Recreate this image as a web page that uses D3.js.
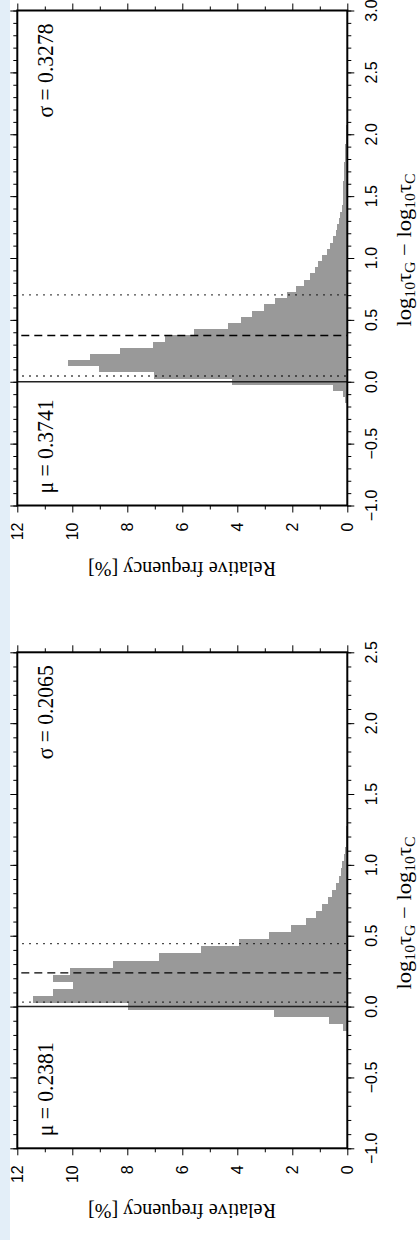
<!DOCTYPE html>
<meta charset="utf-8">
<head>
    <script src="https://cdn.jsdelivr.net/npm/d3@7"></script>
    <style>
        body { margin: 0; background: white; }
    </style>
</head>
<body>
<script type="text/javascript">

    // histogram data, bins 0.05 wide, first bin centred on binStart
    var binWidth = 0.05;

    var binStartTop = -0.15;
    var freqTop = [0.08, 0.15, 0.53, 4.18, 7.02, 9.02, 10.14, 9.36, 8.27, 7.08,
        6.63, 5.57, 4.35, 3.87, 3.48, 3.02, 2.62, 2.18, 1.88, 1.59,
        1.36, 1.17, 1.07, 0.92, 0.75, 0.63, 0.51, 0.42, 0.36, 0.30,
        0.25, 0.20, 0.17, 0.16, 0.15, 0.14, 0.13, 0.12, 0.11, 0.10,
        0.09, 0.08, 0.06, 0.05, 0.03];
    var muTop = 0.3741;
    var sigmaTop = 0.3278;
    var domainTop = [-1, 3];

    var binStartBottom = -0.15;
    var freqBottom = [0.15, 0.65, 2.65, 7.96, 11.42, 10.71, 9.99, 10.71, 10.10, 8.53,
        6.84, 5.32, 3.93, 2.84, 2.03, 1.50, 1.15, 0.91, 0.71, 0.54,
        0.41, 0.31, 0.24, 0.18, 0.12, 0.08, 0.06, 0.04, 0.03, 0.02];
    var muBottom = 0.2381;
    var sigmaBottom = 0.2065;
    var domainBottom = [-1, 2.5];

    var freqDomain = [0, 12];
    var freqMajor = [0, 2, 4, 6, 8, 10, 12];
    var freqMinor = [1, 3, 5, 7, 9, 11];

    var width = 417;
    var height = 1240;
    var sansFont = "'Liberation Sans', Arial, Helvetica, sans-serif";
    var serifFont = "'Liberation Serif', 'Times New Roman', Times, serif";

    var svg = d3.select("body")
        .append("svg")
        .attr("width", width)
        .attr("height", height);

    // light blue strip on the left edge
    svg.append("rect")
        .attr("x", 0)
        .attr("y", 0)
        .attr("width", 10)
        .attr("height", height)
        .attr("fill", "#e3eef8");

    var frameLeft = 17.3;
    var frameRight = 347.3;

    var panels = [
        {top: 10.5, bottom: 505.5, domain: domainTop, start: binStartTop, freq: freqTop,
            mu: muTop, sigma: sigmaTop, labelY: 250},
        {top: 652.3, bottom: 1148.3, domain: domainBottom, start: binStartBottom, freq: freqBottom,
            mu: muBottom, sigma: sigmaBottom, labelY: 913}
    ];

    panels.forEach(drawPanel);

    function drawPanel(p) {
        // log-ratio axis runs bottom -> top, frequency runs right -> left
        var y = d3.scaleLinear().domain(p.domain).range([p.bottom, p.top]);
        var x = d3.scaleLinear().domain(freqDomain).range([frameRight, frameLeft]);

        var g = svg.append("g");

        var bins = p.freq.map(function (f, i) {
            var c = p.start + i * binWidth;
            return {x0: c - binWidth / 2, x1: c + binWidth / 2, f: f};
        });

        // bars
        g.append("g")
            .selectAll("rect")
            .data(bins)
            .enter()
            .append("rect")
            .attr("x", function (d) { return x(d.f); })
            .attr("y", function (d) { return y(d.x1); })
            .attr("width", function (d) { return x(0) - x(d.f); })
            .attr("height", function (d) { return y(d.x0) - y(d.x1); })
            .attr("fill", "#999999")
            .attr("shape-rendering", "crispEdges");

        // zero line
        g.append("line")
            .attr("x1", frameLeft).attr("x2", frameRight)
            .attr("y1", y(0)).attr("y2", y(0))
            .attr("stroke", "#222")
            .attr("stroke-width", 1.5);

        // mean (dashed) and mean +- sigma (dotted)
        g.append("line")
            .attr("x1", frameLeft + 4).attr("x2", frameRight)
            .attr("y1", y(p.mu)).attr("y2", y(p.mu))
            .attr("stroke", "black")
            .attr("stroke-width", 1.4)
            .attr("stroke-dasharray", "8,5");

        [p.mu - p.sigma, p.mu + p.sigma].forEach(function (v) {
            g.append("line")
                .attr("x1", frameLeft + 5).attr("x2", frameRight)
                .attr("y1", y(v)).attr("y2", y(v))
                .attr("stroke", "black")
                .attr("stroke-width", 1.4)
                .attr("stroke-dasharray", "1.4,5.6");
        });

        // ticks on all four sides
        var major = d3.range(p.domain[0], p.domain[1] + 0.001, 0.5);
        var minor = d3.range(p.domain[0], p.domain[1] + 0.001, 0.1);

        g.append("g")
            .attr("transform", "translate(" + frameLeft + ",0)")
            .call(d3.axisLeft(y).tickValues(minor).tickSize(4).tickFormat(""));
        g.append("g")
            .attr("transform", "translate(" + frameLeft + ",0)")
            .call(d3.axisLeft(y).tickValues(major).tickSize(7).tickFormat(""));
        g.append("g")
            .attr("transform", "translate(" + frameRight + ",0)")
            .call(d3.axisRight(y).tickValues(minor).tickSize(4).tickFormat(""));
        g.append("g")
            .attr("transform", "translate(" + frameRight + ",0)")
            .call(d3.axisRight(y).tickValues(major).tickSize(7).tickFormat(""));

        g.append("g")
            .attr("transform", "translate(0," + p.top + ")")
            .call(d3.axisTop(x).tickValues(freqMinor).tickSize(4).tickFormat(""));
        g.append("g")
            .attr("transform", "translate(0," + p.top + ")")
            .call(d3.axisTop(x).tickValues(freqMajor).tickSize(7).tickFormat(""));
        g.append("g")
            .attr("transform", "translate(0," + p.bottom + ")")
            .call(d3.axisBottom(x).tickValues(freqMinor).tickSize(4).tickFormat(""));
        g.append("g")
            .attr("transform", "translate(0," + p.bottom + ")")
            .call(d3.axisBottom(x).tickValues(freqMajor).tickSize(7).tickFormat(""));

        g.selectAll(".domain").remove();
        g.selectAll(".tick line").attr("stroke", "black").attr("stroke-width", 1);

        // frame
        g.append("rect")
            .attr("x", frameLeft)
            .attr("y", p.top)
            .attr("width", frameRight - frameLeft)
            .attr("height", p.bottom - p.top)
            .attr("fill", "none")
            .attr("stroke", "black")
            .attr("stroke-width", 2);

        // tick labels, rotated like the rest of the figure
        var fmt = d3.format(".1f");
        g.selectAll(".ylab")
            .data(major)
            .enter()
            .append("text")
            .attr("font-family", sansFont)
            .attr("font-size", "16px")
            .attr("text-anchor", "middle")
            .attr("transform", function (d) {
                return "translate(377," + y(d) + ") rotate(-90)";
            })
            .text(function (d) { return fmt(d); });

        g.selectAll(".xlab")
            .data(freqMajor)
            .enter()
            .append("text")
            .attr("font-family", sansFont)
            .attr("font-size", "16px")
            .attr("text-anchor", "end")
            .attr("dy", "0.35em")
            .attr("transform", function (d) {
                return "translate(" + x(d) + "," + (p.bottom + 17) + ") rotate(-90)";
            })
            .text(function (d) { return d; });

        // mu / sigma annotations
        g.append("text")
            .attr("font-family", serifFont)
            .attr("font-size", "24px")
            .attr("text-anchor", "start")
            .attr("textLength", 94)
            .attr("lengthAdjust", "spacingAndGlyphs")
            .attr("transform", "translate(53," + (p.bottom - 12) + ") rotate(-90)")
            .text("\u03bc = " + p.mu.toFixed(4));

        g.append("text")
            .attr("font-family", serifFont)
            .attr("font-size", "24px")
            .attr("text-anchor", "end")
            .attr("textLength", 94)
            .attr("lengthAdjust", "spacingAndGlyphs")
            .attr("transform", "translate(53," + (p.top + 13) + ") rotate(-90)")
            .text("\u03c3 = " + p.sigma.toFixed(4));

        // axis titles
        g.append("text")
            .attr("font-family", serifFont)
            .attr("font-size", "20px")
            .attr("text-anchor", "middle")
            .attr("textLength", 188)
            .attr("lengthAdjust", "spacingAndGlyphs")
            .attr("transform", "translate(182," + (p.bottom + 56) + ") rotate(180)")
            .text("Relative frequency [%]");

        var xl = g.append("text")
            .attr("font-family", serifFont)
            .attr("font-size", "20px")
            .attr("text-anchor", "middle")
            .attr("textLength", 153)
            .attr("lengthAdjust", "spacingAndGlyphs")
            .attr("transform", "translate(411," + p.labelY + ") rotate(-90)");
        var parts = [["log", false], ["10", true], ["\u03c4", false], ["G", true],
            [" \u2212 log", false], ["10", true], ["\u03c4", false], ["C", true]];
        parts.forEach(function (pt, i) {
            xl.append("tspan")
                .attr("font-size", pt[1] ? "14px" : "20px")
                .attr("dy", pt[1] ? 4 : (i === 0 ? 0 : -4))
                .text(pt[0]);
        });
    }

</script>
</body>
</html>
=======
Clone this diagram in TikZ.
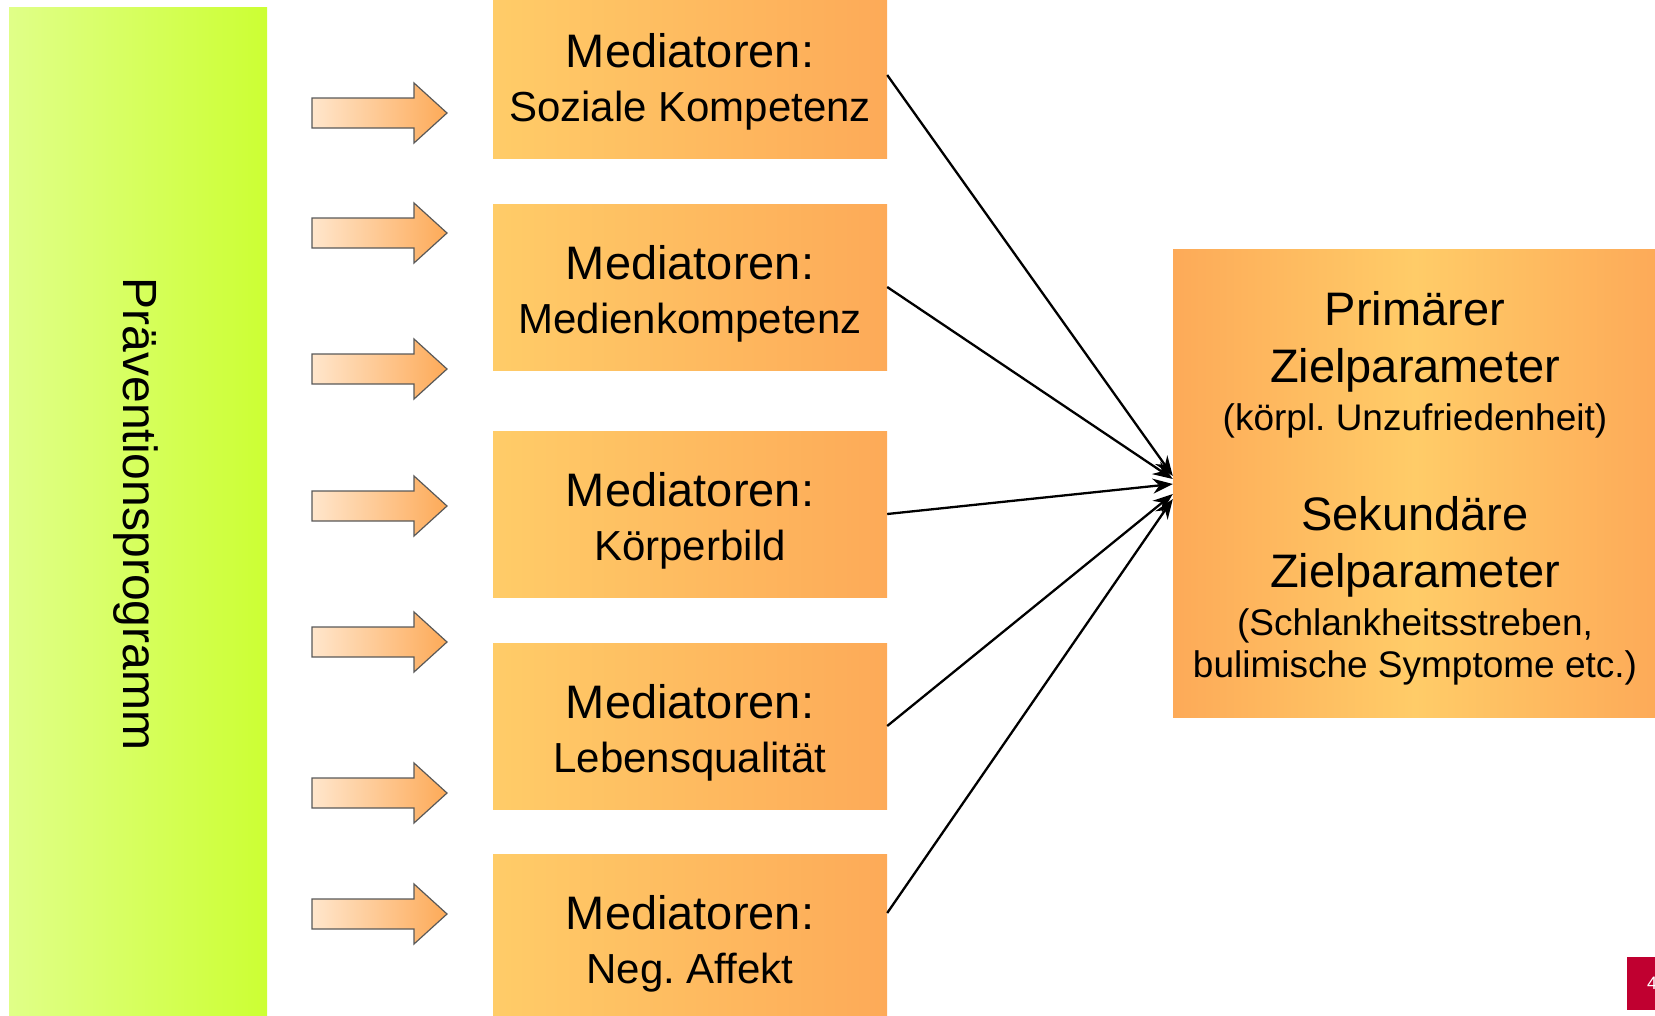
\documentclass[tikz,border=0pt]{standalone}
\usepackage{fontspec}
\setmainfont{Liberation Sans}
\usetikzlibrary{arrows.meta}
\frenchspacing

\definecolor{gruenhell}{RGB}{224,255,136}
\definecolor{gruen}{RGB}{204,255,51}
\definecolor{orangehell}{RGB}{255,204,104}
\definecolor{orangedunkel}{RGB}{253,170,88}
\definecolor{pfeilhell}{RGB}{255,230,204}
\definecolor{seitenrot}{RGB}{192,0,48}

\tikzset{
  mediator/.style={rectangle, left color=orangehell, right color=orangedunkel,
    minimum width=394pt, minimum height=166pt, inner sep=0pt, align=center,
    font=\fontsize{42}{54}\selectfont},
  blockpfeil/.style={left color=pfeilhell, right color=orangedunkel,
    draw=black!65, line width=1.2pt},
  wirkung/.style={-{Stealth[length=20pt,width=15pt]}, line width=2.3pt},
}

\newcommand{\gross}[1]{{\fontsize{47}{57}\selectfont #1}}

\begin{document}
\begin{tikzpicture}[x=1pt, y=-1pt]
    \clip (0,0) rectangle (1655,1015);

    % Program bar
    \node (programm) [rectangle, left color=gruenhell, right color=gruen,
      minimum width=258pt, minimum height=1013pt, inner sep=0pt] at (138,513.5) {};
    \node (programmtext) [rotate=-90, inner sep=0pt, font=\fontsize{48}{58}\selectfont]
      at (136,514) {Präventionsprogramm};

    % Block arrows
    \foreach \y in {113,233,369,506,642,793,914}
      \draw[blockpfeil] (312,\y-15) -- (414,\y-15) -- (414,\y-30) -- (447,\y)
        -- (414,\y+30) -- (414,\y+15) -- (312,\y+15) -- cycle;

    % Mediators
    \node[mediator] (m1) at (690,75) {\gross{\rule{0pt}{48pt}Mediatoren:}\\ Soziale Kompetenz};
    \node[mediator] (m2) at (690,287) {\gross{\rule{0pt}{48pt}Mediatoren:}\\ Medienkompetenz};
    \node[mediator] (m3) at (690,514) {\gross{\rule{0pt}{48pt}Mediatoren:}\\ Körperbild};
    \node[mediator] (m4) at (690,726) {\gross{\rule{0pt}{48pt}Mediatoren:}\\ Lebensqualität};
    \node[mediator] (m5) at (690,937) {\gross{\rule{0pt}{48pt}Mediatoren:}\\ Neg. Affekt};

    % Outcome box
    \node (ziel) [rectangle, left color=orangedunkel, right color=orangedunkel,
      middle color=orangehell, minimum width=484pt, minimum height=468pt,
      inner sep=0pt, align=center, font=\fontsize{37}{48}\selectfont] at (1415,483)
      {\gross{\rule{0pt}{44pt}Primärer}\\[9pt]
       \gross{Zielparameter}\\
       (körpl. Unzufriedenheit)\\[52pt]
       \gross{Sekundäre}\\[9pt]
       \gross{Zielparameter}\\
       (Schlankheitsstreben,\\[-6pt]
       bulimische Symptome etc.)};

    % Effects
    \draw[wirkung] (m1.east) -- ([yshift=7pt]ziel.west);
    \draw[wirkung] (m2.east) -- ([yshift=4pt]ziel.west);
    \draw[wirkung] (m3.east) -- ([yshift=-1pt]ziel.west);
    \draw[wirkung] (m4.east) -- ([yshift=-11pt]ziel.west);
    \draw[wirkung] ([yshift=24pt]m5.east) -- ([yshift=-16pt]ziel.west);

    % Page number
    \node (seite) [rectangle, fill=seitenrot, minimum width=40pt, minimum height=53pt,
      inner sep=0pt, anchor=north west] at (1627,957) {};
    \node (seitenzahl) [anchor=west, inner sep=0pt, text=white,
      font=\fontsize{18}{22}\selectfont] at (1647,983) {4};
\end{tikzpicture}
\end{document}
=======
Aim of the exercise: Transcribe only the lines above that start at the line containing "Recreate this image" and end at the line containing "var domainBottom = [-1, 2.5];". Omit pictures.

Output for this task:
Recreate this image as a web page that uses D3.js.
<!DOCTYPE html>
<meta charset="utf-8">
<head>
    <script src="https://cdn.jsdelivr.net/npm/d3@7"></script>
    <style>
        body { margin: 0; background: white; }
    </style>
</head>
<body>
<script type="text/javascript">

    // histogram data, bins 0.05 wide, first bin centred on binStart
    var binWidth = 0.05;

    var binStartTop = -0.15;
    var freqTop = [0.08, 0.15, 0.53, 4.18, 7.02, 9.02, 10.14, 9.36, 8.27, 7.08,
        6.63, 5.57, 4.35, 3.87, 3.48, 3.02, 2.62, 2.18, 1.88, 1.59,
        1.36, 1.17, 1.07, 0.92, 0.75, 0.63, 0.51, 0.42, 0.36, 0.30,
        0.25, 0.20, 0.17, 0.16, 0.15, 0.14, 0.13, 0.12, 0.11, 0.10,
        0.09, 0.08, 0.06, 0.05, 0.03];
    var muTop = 0.3741;
    var sigmaTop = 0.3278;
    var domainTop = [-1, 3];

    var binStartBottom = -0.15;
    var freqBottom = [0.15, 0.65, 2.65, 7.96, 11.42, 10.71, 9.99, 10.71, 10.10, 8.53,
        6.84, 5.32, 3.93, 2.84, 2.03, 1.50, 1.15, 0.91, 0.71, 0.54,
        0.41, 0.31, 0.24, 0.18, 0.12, 0.08, 0.06, 0.04, 0.03, 0.02];
    var muBottom = 0.2381;
    var sigmaBottom = 0.2065;
    var domainBottom = [-1, 2.5];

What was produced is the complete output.